In Saturday’s Sydney Morning Herald, a parent from a primary school in a better-off suburb, which ranked among the top performers, described the “enormous pressure on teachers and students from day one and term one to achieve good results in these tests”. She wrote: “The ‘preparation’ was intense, with extreme pressure to practise through regular class time and heavy-duty homework. Many children felt overwhelmed and stressed by the level of work and the performance expectations. Excellent results followed but at what price to the children and to what purpose?”
Another wrote: “There is no reason to think sending your ‘ordinary’ child to the public school with the top year 5 maths results will help—all those children have year 5 opportunity classes, which bring in academically gifted and talented children from other schools. Interestingly at least one of those five schools also has separate classes for children with intellectual disabilities. Were those children included in the tests?”
Another complained: “At my school 99 percent of students have backgrounds other than English, and many will start school without English skills. According to the web site these factors are statistically insignificant.”
A parent in outer Sydney commented: “The most interesting information on the My School website is the numbers of teachers in private schools. Some of our most elite and expensive private schools have more than twice as many teachers per student than the formula used to staff governments schools. Thanks, Julia. As a parent with two children in government schools, that was information I didn’t know. Maybe now that we all know, it is time to reconsider the formula for funding private schools.”
The Rudd government is relying on the teachers’ unions to straitjacket and stifle their members. Teachers and parents who expect the Australian Education Union (AEU) or its state affiliates to lead a movement against the government’s league tables need to examine the record.
The AEU has no objection to NAPLAN literacy and numeracy testing or the results being made public. The union only criticises “simplistic league tables”, a formulation that gives it maximum room for concessions and retreats. The union’s proposal to boycott the 2010 NAPLAN tests in May is a fraud—league tables have already been published!
While the AEU holds backroom talks with the government, Rudd and Gillard are upping the ante, vowing to extend the site’s data. Gillard has declared that the government will “use whatever means it takes” to ensure the tests go ahead. She has refused to rule out the employment of strike-breakers and threatened to punish teachers under the government’s “Fair Work” industrial laws, which ban all forms of industrial action except via postal ballots during enterprise bargaining periods.
In 2008, during negotiations over an enterprise agreement, Victorian public school teachers overwhelmingly endorsed a resolution to boycott NAPLAN tests. However, the union rushed into negotiations with the Brumby state government, calling off all action to enable testing to proceed.

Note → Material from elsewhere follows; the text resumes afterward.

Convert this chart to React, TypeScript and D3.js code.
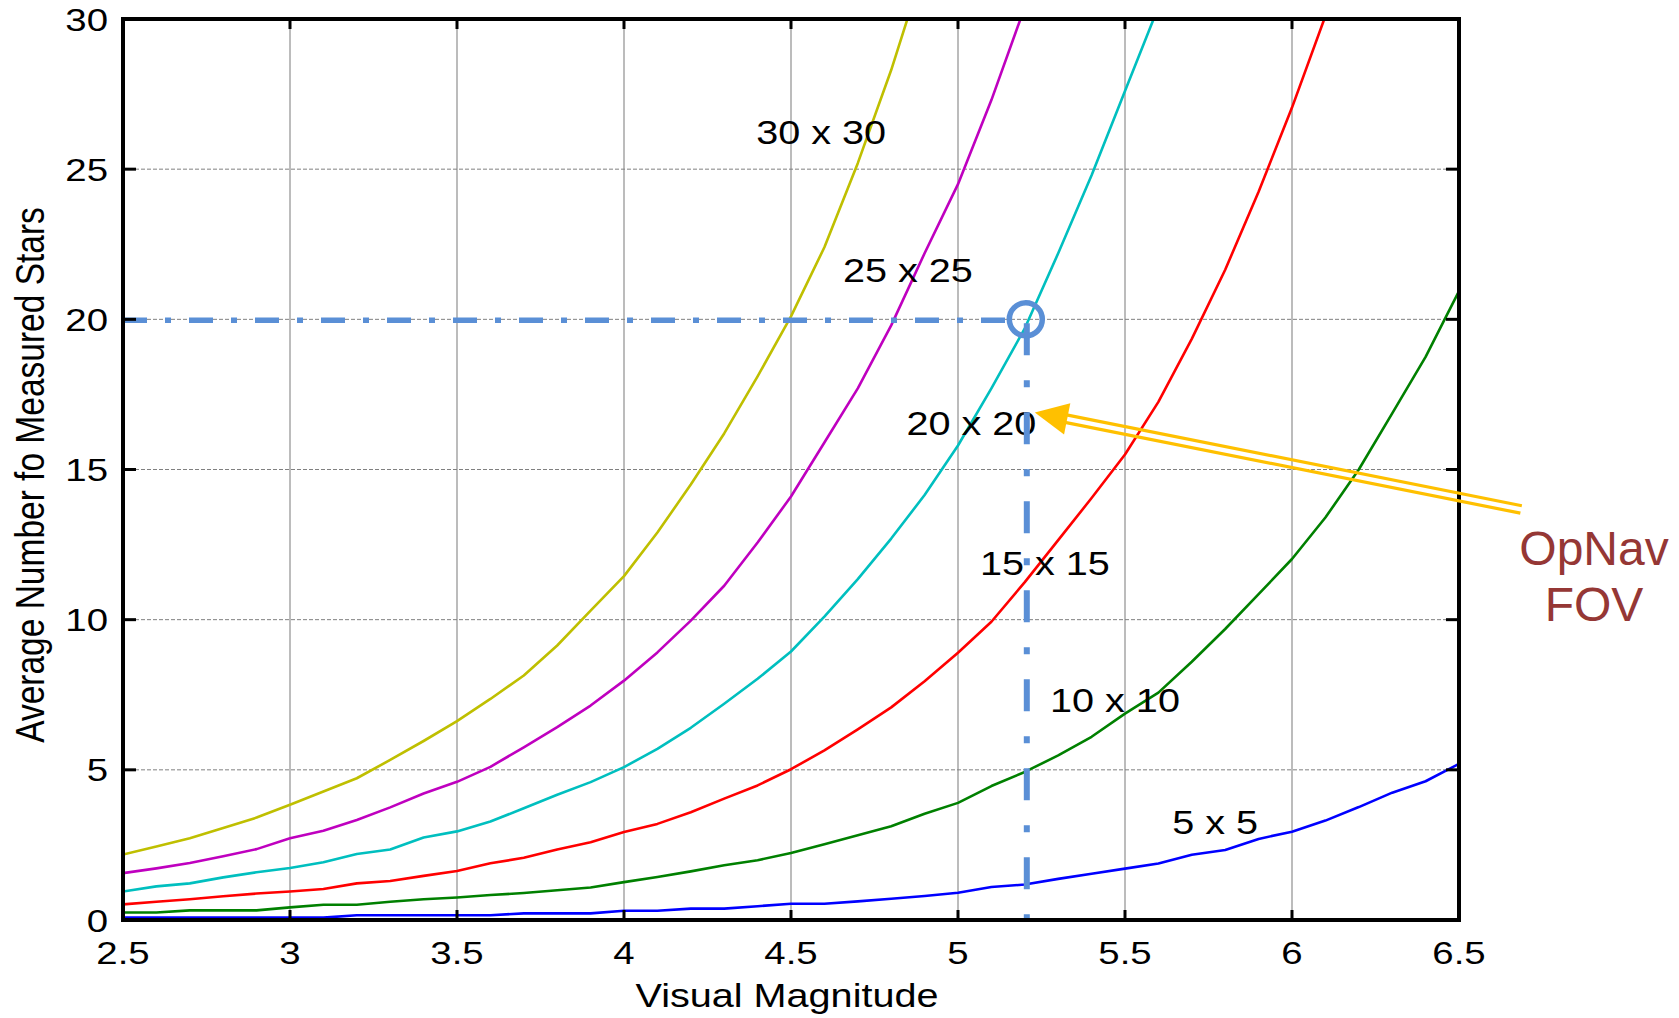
import React, { useEffect, useRef } from 'react';
import * as d3 from 'd3';

// Visual magnitude samples (x axis)
const magnitudes = [
  2.5, 2.6, 2.7, 2.8, 2.9, 3.0, 3.1, 3.2, 3.3, 3.4, 3.5, 3.6, 3.7, 3.8, 3.9, 4.0, 4.1, 4.2, 4.3, 4.4,
  4.5, 4.6, 4.7, 4.8, 4.9, 5.0, 5.1, 5.2, 5.3, 5.4, 5.5, 5.6, 5.7, 5.8, 5.9, 6.0, 6.1, 6.2, 6.3, 6.4, 6.5,
];

// Average number of measured stars per FOV size
const fov5 = [
  0.08, 0.08, 0.08, 0.08, 0.08, 0.08, 0.08, 0.16, 0.16, 0.16, 0.16, 0.16, 0.22, 0.22, 0.22, 0.31, 0.31, 0.38, 0.38, 0.46,
  0.54, 0.54, 0.62, 0.71, 0.8, 0.91, 1.1, 1.18, 1.37, 1.54, 1.71, 1.88, 2.17, 2.33, 2.7, 2.94, 3.31, 3.76, 4.24, 4.62, 5.2,
];
const fov10 = [
  0.25, 0.25, 0.32, 0.32, 0.32, 0.42, 0.51, 0.51, 0.61, 0.69, 0.75, 0.83, 0.9, 0.99, 1.08, 1.26, 1.43, 1.62, 1.82, 1.99,
  2.23, 2.52, 2.82, 3.12, 3.54, 3.9, 4.46, 4.93, 5.48, 6.1, 6.87, 7.57, 8.6, 9.69, 10.85, 12.02, 13.4, 15.0, 16.87, 18.75, 20.94,
];
const fov15 = [
  0.52, 0.61, 0.69, 0.79, 0.88, 0.95, 1.03, 1.22, 1.3, 1.47, 1.63, 1.89, 2.07, 2.35, 2.59, 2.93, 3.2, 3.59, 4.04, 4.48,
  5.02, 5.65, 6.35, 7.08, 7.95, 8.9, 9.93, 11.25, 12.65, 14.05, 15.5, 17.25, 19.35, 21.65, 24.25, 27.05, 30.1,
];
const fov20 = [
  0.95, 1.12, 1.22, 1.42, 1.59, 1.73, 1.92, 2.2, 2.35, 2.75, 2.95, 3.28, 3.72, 4.17, 4.59, 5.09, 5.7, 6.4, 7.2, 8.03,
  8.94, 10.1, 11.35, 12.7, 14.15, 15.8, 17.7, 19.7, 22.2, 24.8, 27.6, 30.4,
];
const fov25 = [
  1.56, 1.72, 1.9, 2.12, 2.36, 2.72, 2.97, 3.33, 3.75, 4.21, 4.6, 5.1, 5.75, 6.42, 7.14, 7.97, 8.91, 9.97, 11.13, 12.57,
  14.1, 15.9, 17.7, 19.8, 22.2, 24.5, 27.3, 30.4,
];
const fov30 = [
  2.18, 2.45, 2.72, 3.06, 3.41, 3.84, 4.28, 4.72, 5.33, 5.96, 6.62, 7.36, 8.14, 9.14, 10.3, 11.45, 12.9, 14.5, 16.2, 18.1,
  20.1, 22.4, 25.2, 28.3, 31.8,
];

const seriesLabels = ['5 x 5', '10 x 10', '15 x 15', '20 x 20', '25 x 25', '30 x 30'];
const seriesColors = ['#0000ff', '#008000', '#ff0000', '#00bfbf', '#bf00bf', '#bfbf00'];

const xTicks = [2.5, 3, 3.5, 4, 4.5, 5, 5.5, 6, 6.5];
const yTicks = [0, 5, 10, 15, 20, 25, 30];

// label anchors in data units: [magnitude, stars]
const labelSpots = [[5.77, 2.86], [5.47, 6.93], [5.26, 11.49], [5.04, 16.15], [4.85, 21.25], [4.59, 25.84]];

// chosen operating point and the callout arrow (data units)
const opPoint = [5.203, 20];
const arrowTip = [5.23, 16.9];
const arrowTail = [6.686, 13.67];

const App = () => {
  const chartRef = useRef<SVGSVGElement>(null);

  useEffect(() => {
    const svg = d3.select(chartRef.current);
    svg.selectAll('*').remove();

    const W = 1679;
    const H = 1018;
    const plot = { left: 123, right: 1459, top: 19, bottom: 920 };
    const font = '"Liberation Sans", Arial, Helvetica, sans-serif';
    const stretch = 1.2;

    const x = d3.scaleLinear().domain([2.5, 6.5]).range([plot.left, plot.right]);
    const y = d3.scaleLinear().domain([0, 30]).range([plot.bottom, plot.top]);

    svg.append('rect').attr('width', W).attr('height', H).attr('fill', '#fff');

    svg.append('defs').append('clipPath').attr('id', 'plot-clip')
      .append('rect')
      .attr('x', plot.left).attr('y', plot.top)
      .attr('width', plot.right - plot.left).attr('height', plot.bottom - plot.top);

    // grid
    const grid = svg.append('g');
    grid.selectAll('line.v').data(xTicks.slice(1, -1)).join('line')
      .attr('class', 'v')
      .attr('x1', d => x(d)).attr('x2', d => x(d))
      .attr('y1', plot.top).attr('y2', plot.bottom)
      .attr('stroke', '#8f8f8f').attr('stroke-width', 1.2);
    grid.selectAll('line.h').data(yTicks.slice(1, -1)).join('line')
      .attr('class', 'h')
      .attr('x1', plot.left).attr('x2', plot.right)
      .attr('y1', d => y(d)).attr('y2', d => y(d))
      .attr('stroke', '#808080').attr('stroke-width', 1)
      .attr('stroke-dasharray', '4 2');

    // curves
    const series = [fov5, fov10, fov15, fov20, fov25, fov30];
    const line = d3.line<number>()
      .x((d, i) => x(magnitudes[i]))
      .y(d => y(d));
    svg.append('g').attr('clip-path', 'url(#plot-clip)')
      .selectAll('path').data(series).join('path')
      .attr('d', d => line(d))
      .attr('fill', 'none')
      .attr('stroke', (d, i) => seriesColors[i])
      .attr('stroke-width', 2.6)
      .attr('stroke-linejoin', 'round');

    // curve labels
    svg.append('g').selectAll('g').data(seriesLabels).join('g')
      .attr('transform', (d, i) => `translate(${x(labelSpots[i][0])},${y(labelSpots[i][1])}) scale(${stretch},1)`)
      .append('text')
      .attr('text-anchor', 'middle')
      .attr('font-family', font).attr('font-size', 33).attr('fill', '#000')
      .text(d => d);

    // operating point guide lines
    const blue = '#5a8fd6';
    const px = x(opPoint[0]);
    const py = y(opPoint[1]);
    svg.append('line')
      .attr('x1', x(2.5)).attr('x2', px - 16).attr('y1', py + 1).attr('y2', py + 1)
      .attr('stroke', blue).attr('stroke-width', 5.5)
      .attr('stroke-dasharray', '24 18 6 18');
    svg.append('line')
      .attr('x1', px + 1).attr('x2', px + 1).attr('y1', py + 4).attr('y2', y(0))
      .attr('stroke', blue).attr('stroke-width', 6)
      .attr('stroke-dasharray', '32 25 7 25');
    svg.append('circle')
      .attr('cx', px).attr('cy', py).attr('r', 16.5)
      .attr('fill', 'none').attr('stroke', blue).attr('stroke-width', 5.5);

    // frame and inward ticks
    const axis = svg.append('g').attr('stroke', '#000').attr('stroke-width', 3);
    axis.selectAll('line.bt').data(xTicks).join('line')
      .attr('x1', d => x(d)).attr('x2', d => x(d))
      .attr('y1', plot.bottom).attr('y2', plot.bottom - 10);
    axis.selectAll('line.tt').data(xTicks).join('line')
      .attr('x1', d => x(d)).attr('x2', d => x(d))
      .attr('y1', plot.top).attr('y2', plot.top + 10);
    axis.selectAll('line.lt').data(yTicks).join('line')
      .attr('x1', plot.left).attr('x2', plot.left + 13)
      .attr('y1', d => y(d)).attr('y2', d => y(d));
    axis.selectAll('line.rt').data(yTicks).join('line')
      .attr('x1', plot.right).attr('x2', plot.right - 13)
      .attr('y1', d => y(d)).attr('y2', d => y(d));
    svg.append('rect')
      .attr('x', plot.left).attr('y', plot.top)
      .attr('width', plot.right - plot.left).attr('height', plot.bottom - plot.top)
      .attr('fill', 'none').attr('stroke', '#000').attr('stroke-width', 4);

    // tick labels
    svg.append('g').selectAll('g').data(xTicks).join('g')
      .attr('transform', d => `translate(${x(d)},964) scale(${stretch},1)`)
      .append('text')
      .attr('text-anchor', 'middle')
      .attr('font-family', font).attr('font-size', 32)
      .text(d => String(d));
    svg.append('g').selectAll('g').data(yTicks).join('g')
      .attr('transform', d => `translate(108,${y(d)}) scale(${stretch},1)`)
      .append('text')
      .attr('text-anchor', 'end').attr('dy', '0.36em')
      .attr('font-family', font).attr('font-size', 32)
      .text(d => String(d));

    // axis titles
    svg.append('g')
      .attr('transform', `translate(${(plot.left + plot.right) / 2 - 4},1007) scale(${stretch},1)`)
      .append('text')
      .attr('text-anchor', 'middle')
      .attr('font-family', font).attr('font-size', 33)
      .text('Visual Magnitude');
    svg.append('g')
      .attr('transform', `translate(44,475) scale(${stretch},1) rotate(-90)`)
      .append('text')
      .attr('text-anchor', 'middle')
      .attr('font-family', font).attr('font-size', 33.5)
      .text('Average Number fo Measured Stars');

    // callout arrow
    const gold = '#ffc000';
    const tip = [x(arrowTip[0]), y(arrowTip[1])];
    const tail = [x(arrowTail[0]), y(arrowTail[1])];
    const len = Math.hypot(tail[0] - tip[0], tail[1] - tip[1]);
    const u = [(tail[0] - tip[0]) / len, (tail[1] - tip[1]) / len];
    const n = [-u[1], u[0]];
    const headLen = 33;
    const headHalf = 16;
    const bc = [tip[0] + u[0] * headLen, tip[1] + u[1] * headLen];
    const arrow = svg.append('g');
    [-3.8, 3.8].forEach(off => {
      arrow.append('line')
        .attr('x1', bc[0] - u[0] * 4 + n[0] * off).attr('y1', bc[1] - u[1] * 4 + n[1] * off)
        .attr('x2', tail[0] + n[0] * off).attr('y2', tail[1] + n[1] * off)
        .attr('stroke', gold).attr('stroke-width', 3.2);
    });
    arrow.append('path')
      .attr('d', `M${tip[0]},${tip[1]} L${bc[0] + n[0] * headHalf},${bc[1] + n[1] * headHalf} L${bc[0] - n[0] * headHalf},${bc[1] - n[1] * headHalf} Z`)
      .attr('fill', gold);

    const note = svg.append('text')
      .attr('text-anchor', 'middle')
      .attr('font-family', font).attr('font-size', 48)
      .attr('fill', '#953735');
    note.append('tspan').attr('x', 1594).attr('y', 565).text('OpNav');
    note.append('tspan').attr('x', 1594).attr('y', 621).text('FOV');
  }, []);

  return (
    <svg
      ref={chartRef}
      width={1679}
      height={1018}
      style={{ position: 'absolute', left: 0, top: 0, display: 'block' }}
    />
  );
};

export default App;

The New South Wales Teachers Federation (NSWTF) is playing a similarly treacherous role. At a rally last August, when a teacher attempted to move the Socialist Equality Party’s motion calling for a national NAPLAN boycott, NSWTF vice-president Gary Zadkovich seized the microphone and debate was shut down.
NSWTF officials told teachers to place their faith in Greens-sponsored state legislation to ban newspapers from publishing league tables. Like the unions, the Greens have backed Labor’s testing regime, while claiming that measures can be taken to prevent league tables. That sham was well and truly exposed last week when NSW Premier Kristina Keneally dismissed Greens’ pleas to prosecute newspapers, describing the legislation as “crazy”.
Just over two years ago Labor won office promising an “education revolution” to supposedly overcome years of chronic under-funding. The My School web site reveals the truth: a corporate-driven agenda to intensify social polarisation and the breakup of public education, as part of a deepening assault on the conditions of working people.